Previously victorious in Keeneland’s Breeders’ Futurity (G1), Essential Quality is undefeated in three starts and looms as the early favorite for the 2021 Kentucky Derby. He’ll head into winter atop the Road to the Kentucky Derby leaderboard with 30 points, and securing the Eclipse Award as champion 2-year-old male should be a formality.

 

Breeders’ Cup Juvenile Race History

For many years, racing fans and handicappers spoke of the “Juvenile Jinx.” So the thinking went, it was virtually impossible for any horse to win both the Breeders’ Cup Juvenile (G1) and the Kentucky Derby (G1).

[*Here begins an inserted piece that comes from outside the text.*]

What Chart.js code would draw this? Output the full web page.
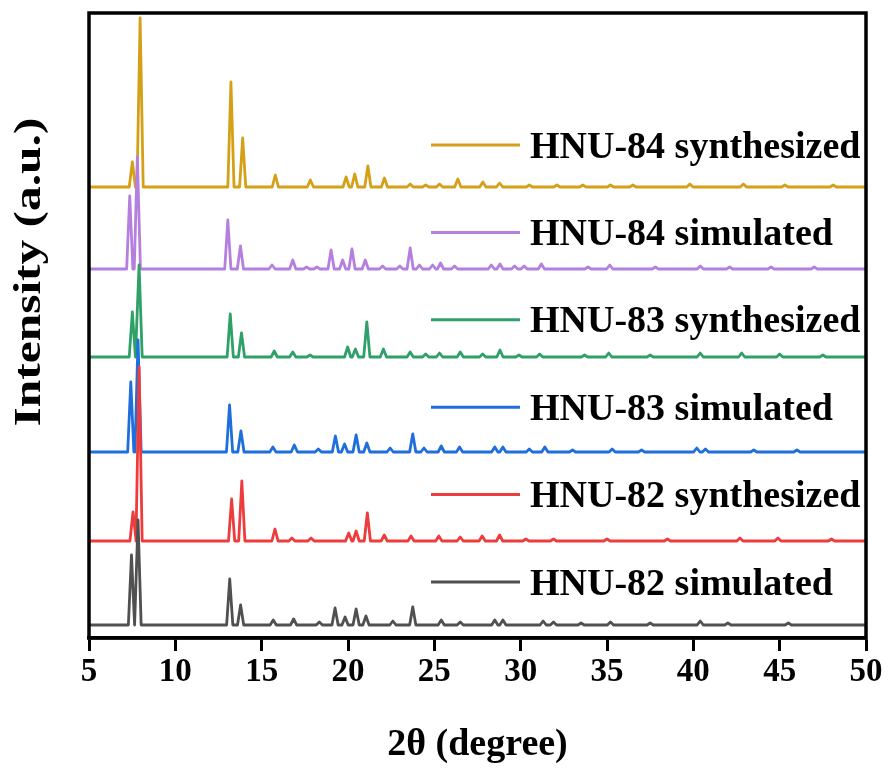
<!DOCTYPE html>
<html>
<head>
<meta charset="utf-8">
<script src="https://cdn.jsdelivr.net/npm/chart.js@4.4.0/dist/chart.umd.min.js"></script>
<style>
    html, body { margin: 0; padding: 0; background: #fff; }
</style>
</head>
<body>
<canvas id="xrd" width="889" height="769"></canvas>
<script>
// ==============================
// PXRD — HNU-82 / 83 / 84
// ==============================

// --- Séries (de baixo para cima) ---
const names   = ['HNU-82 simulated', 'HNU-82 synthesized', 'HNU-83 simulated',
                 'HNU-83 synthesized', 'HNU-84 simulated', 'HNU-84 synthesized'];
const colors  = ['#505050', '#EE3C3C', '#1E6EDC', '#2EA068', '#B57FE0', '#D4A017'];
const offsets = [13, 97, 186, 281, 369, 451];   // deslocamento vertical de cada curva

const xTicks = [5, 10, 15, 20, 25, 30, 35, 40, 45, 50];

// picos [2θ, intensidade]
const hnu82Sim = [[7.46,70],[7.84,105],[13.15,46],[13.78,20],[15.67,5],[16.85,6],[18.34,3],[19.25,17],[19.83,8],
    [20.47,16],[21.04,9],[22.6,4],[23.75,18],[25.4,5],[26.5,3],[28.5,5],[28.97,5],[31.3,4],[31.9,3],[33.5,2],
    [35.2,3],[37.5,2],[40.4,4],[42.0,2],[45.5,2]];
const hnu82Syn = [[7.55,29],[7.9,174],[13.26,42],[13.85,60],[15.77,12],[16.75,3],[17.86,3],[20.04,8],[20.47,10],
    [21.12,28],[22.1,6],[23.65,5],[25.26,5],[26.5,4],[27.77,5],[28.78,6],[30.3,2],[31.9,2],[35.0,2],[38.5,2],
    [42.7,3],[44.9,3],[48.0,2]];
const hnu83Sim = [[7.42,70],[7.84,112],[13.14,47],[13.8,21],[15.65,5],[16.89,7],[18.28,3],[19.27,16],[19.8,8],
    [20.47,17],[21.09,9],[22.44,4],[23.75,18],[24.4,4],[25.4,6],[26.46,5],[28.5,5],[28.97,5],[30.5,3],[31.4,5],
    [33.0,2],[35.3,3],[37.0,2],[40.2,4],[40.7,3],[43.5,2],[46.0,2]];
const hnu83Syn = [[7.51,45],[7.9,92],[13.18,43],[13.83,24],[15.73,6],[16.8,5],[17.8,2],[19.98,10],[20.43,8],
    [21.09,35],[22.05,8],[23.6,5],[24.5,3],[25.3,4],[26.5,5],[27.8,3],[28.8,7],[29.9,2],[31.1,3],[33.7,2],
    [35.1,4],[37.5,2],[40.4,4],[42.8,4],[45.0,3],[47.5,2]];
const hnu84Sim = [[7.36,73],[7.8,112],[13.04,49],[13.77,23],[15.6,4],[16.8,9],[17.6,2],[18.2,2],[19.02,19],
    [19.69,9],[20.23,20],[21.0,9],[22.0,3],[23.0,3],[23.6,21],[24.14,4],[24.9,4],[25.36,6],[26.17,3],[28.3,4],
    [28.8,5],[29.65,3],[30.2,3],[31.2,5],[33.9,2],[35.16,4],[37.8,2],[40.4,3],[42.1,2],[44.5,2],[47.0,2]];
const hnu84Syn = [[7.51,25],[7.96,169],[13.22,105],[13.9,49],[15.79,12],[17.82,7],[19.89,10],[20.39,13],
    [21.15,21],[22.11,9],[23.6,3],[24.5,2],[25.3,3],[26.36,8],[27.81,5],[28.78,4],[30.5,2],[32.1,2],[33.6,2],
    [35.2,2],[36.5,2],[39.8,3],[42.9,3],[45.3,2],[48.1,2]];

const peaks = [hnu82Sim, hnu82Syn, hnu83Sim, hnu83Syn, hnu84Sim, hnu84Syn];

// --- Estilo ---
const FONT = 'Liberation Serif';
const PEAK_HW = 0.18;   // meia largura da base de cada pico (graus)

// --- Monta a curva: linha de base + cada pico ---
function perfil(lista, base) {
    const pts = [{ x: 5, y: base }];
    lista.forEach(([pos, h]) => {
        pts.push({ x: pos - PEAK_HW, y: base });
        pts.push({ x: pos, y: base + h });
        pts.push({ x: pos + PEAK_HW, y: base });
    });
    pts.push({ x: 50, y: base });
    return pts;
}

// dataset 0 fica por cima
const datasets = peaks.map((lista, i) => ({
    label: names[i],
    data: perfil(lista, offsets[i]),
    borderColor: colors[i],
    borderWidth: 2.8,
    borderJoinStyle: 'round',
    pointRadius: 0,
    tension: 0,
    fill: false
}));

// --- Moldura, legenda e títulos ---
const extras = {
    id: 'extras',
    afterDraw(chart) {
        const { ctx, chartArea: a } = chart;
        ctx.save();

        ctx.strokeStyle = '#000';
        ctx.lineWidth = 3.5;
        ctx.strokeRect(a.left, a.top, a.right - a.left, a.bottom - a.top);

        // legenda, de cima para baixo
        ctx.font = `bold 38px ${FONT}`;
        ctx.fillStyle = '#000';
        ctx.textBaseline = 'alphabetic';
        ctx.textAlign = 'left';
        for (let k = 0; k < names.length; k++) {
            const i = names.length - 1 - k;
            const y = a.top + 132 + k * 87.4;
            ctx.strokeStyle = colors[i];
            ctx.lineWidth = 3;
            ctx.beginPath();
            ctx.moveTo(431, y);
            ctx.lineTo(520, y);
            ctx.stroke();
            ctx.fillText(names[i], 530, y + 12.5);
        }

        // título do eixo x
        ctx.textAlign = 'center';
        ctx.textBaseline = 'middle';
        ctx.font = `bold 38px ${FONT}`;
        ctx.fillText('2θ (degree)', (a.left + a.right) / 2, 745);

        // título do eixo y
        ctx.translate(30, 272);
        ctx.rotate(-Math.PI / 2);
        ctx.scale(1.3, 1);
        ctx.font = `bold 38px ${FONT}`;
        ctx.fillText('Intensity (a.u.)', 0, 0);

        ctx.restore();
    }
};

new Chart(document.getElementById('xrd'), {
    type: 'line',
    data: { datasets },
    options: {
        responsive: false,
        animation: false,
        layout: { padding: { left: 89, right: 23, top: 13, bottom: 0 } },
        plugins: { legend: { display: false }, tooltip: { enabled: false } },
        scales: {
            x: {
                type: 'linear',
                min: xTicks[0],
                max: xTicks[xTicks.length - 1],
                afterBuildTicks: scale => { scale.ticks = xTicks.map(v => ({ value: v })); },
                afterFit: scale => { scale.height = 131; },
                ticks: {
                    color: '#000',
                    padding: 2,
                    maxRotation: 0,
                    autoSkip: false,
                    font: { family: FONT, size: 33, weight: 'bold' }
                },
                grid: {
                    drawOnChartArea: false,
                    drawTicks: true,
                    tickLength: 13,
                    tickWidth: 3,
                    color: '#000'
                },
                border: { display: true, color: '#000', width: 3.5 }
            },
            y: { display: false, min: 0, max: 625 }
        }
    },
    plugins: [extras]
});
</script>
</body>
</html>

The Breeders’ Cup Juvenile ranks as North America’s season-defining championship for 2-year-old colts and geldings. The 1 116-mile race has traveled around the country since its inauguration in 1984 and is frequently won by early-maturing runners lacking the stamina and/or durability to succeed as 3-year-olds in the 1 ¼-mile Kentucky Derby.

Generally speaking, the “Juvenile Jinx” has been a sound theory. Many impressive Juvenile winners have indeed come up short on the first Saturday in May, including the sensational Arazi (eighth in 1992) and Horse of the Year Favorite Trick (eighth in 1997).

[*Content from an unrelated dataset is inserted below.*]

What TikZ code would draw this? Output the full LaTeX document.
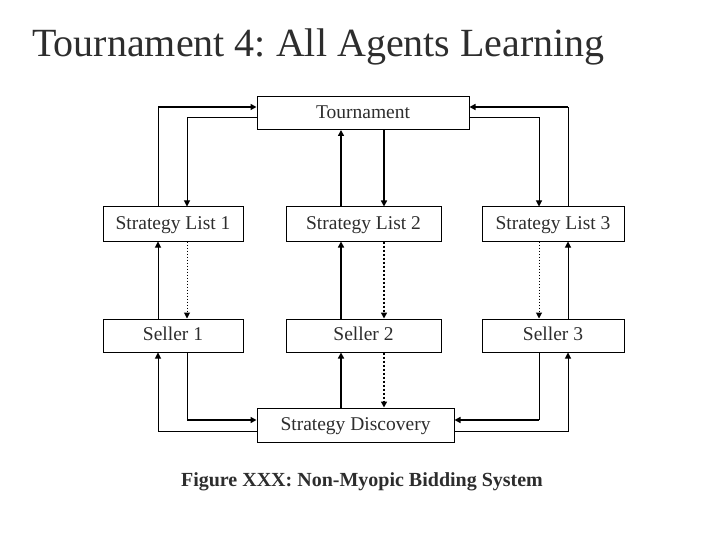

But pit enough high-quality juveniles against each other in an annual championship race, and you’re bound to come up with Kentucky Derby winners once in a while. During the first decade of the Breeders’ Cup Juvenile, future Derby champions Spend a Buck (1985), Alysheba (1987), and Sea Hero (1993) were all beaten in the Juvenile before making history under the Twin Spires.

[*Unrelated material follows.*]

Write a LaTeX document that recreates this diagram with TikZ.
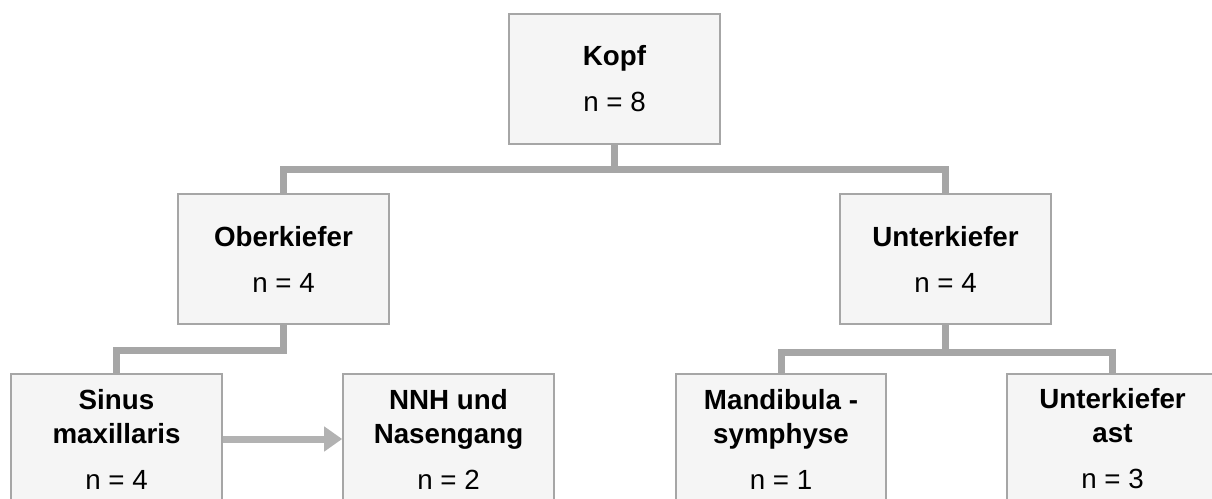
\documentclass[tikz,border=0pt]{standalone}
\usepackage{fontspec}
\setmainfont{Liberation Sans}
\usetikzlibrary{arrows.meta}
\tikzset{
  box/.style={draw=black!35, line width=1.5pt, fill=black!4, anchor=north,
    minimum width=158pt, minimum height=97.5pt, inner sep=0pt, align=center,
    font=\fontsize{20.8}{25.5}\selectfont},
  conn/.style={draw=black!35, line width=5.25pt},
  arrowconn/.style={draw=black!30, line width=5.25pt, -{Triangle[length=13.5pt,width=18pt]}},
}
\begin{document}
\begin{tikzpicture}[x=0.75pt,y=-0.75pt]
    \useasboundingbox (0,0) rectangle (1212,499);
    \node[box] (kopf) at (614.5,13) {\textbf{Kopf}\\[9pt]n = 8};
    \node[box] (ober) at (283.5,193) {\textbf{Oberkiefer}\\[9pt]n = 4};
    \node[box] (unter) at (945.5,193) {\textbf{Unterkiefer}\\[9pt]n = 4};
    \node[box] (sinus) at (116.5,373) {\textbf{Sinus}\\\textbf{maxillaris}\\[9pt]n = 4};
    \node[box] (nnh) at (448.5,373) {\textbf{NNH und}\\\textbf{Nasengang}\\[9pt]n = 2};
    \node[box] (mand) at (781,373) {\textbf{Mandibula -}\\\textbf{symphyse}\\[9pt]n = 1};
    \node[box] (ast) at (1112.5,373) {\textbf{Unterkiefer}\\\textbf{ast}\\[9pt]n = 3};
    % tree
    \draw[conn] (kopf.south) -- ++(0,24) -| (ober.north);
    \draw[conn] (kopf.south) -- ++(0,24) -| (unter.north);
    \draw[conn] (ober.south) -- ++(0,25) -| (sinus.north);
    \draw[conn] (unter.south) -- ++(0,27) -| (mand.north);
    \draw[conn] (unter.south) -- ++(0,27) -| (ast.north);
    \draw[arrowconn] (sinus.east) -- (nnh.west);
\end{tikzpicture}
\end{document}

Then in 2006-07, the jinx was broken. The Breeders’ Cup Juvenile traveled to Churchill Downs, where an unheralded colt named Street Sense obliterated his rivals by a record-breaking 10 lengths. Six months later, he returned to Louisville and crushed the curse with a decisive rail-skimming triumph in the Kentucky Derby.

In the years since, the influence of the Breeders’ Cup Juvenile has continued to grow. When Midshipman won the 2008 Breeders’ Cup Juvenile in the stakes-record time of 1:40.94, the last horse to cross the finish line was a diminutive gelding named Mine That Bird. The following year, Mine That Bird stunned the racing world with a 50-1 upset in the Run for the Roses.

Even more significantly, Nyquist emulated Street Sense by sweeping the Juvenile/Derby double in 2015-16, reiterating the importance of racing’s championship test for juveniles. Between 1984 and 2019, a span of 35 years, the Breeders’ Cup Juvenile produced six winners of the Kentucky Derby, more than any other stakes race for two-year-olds.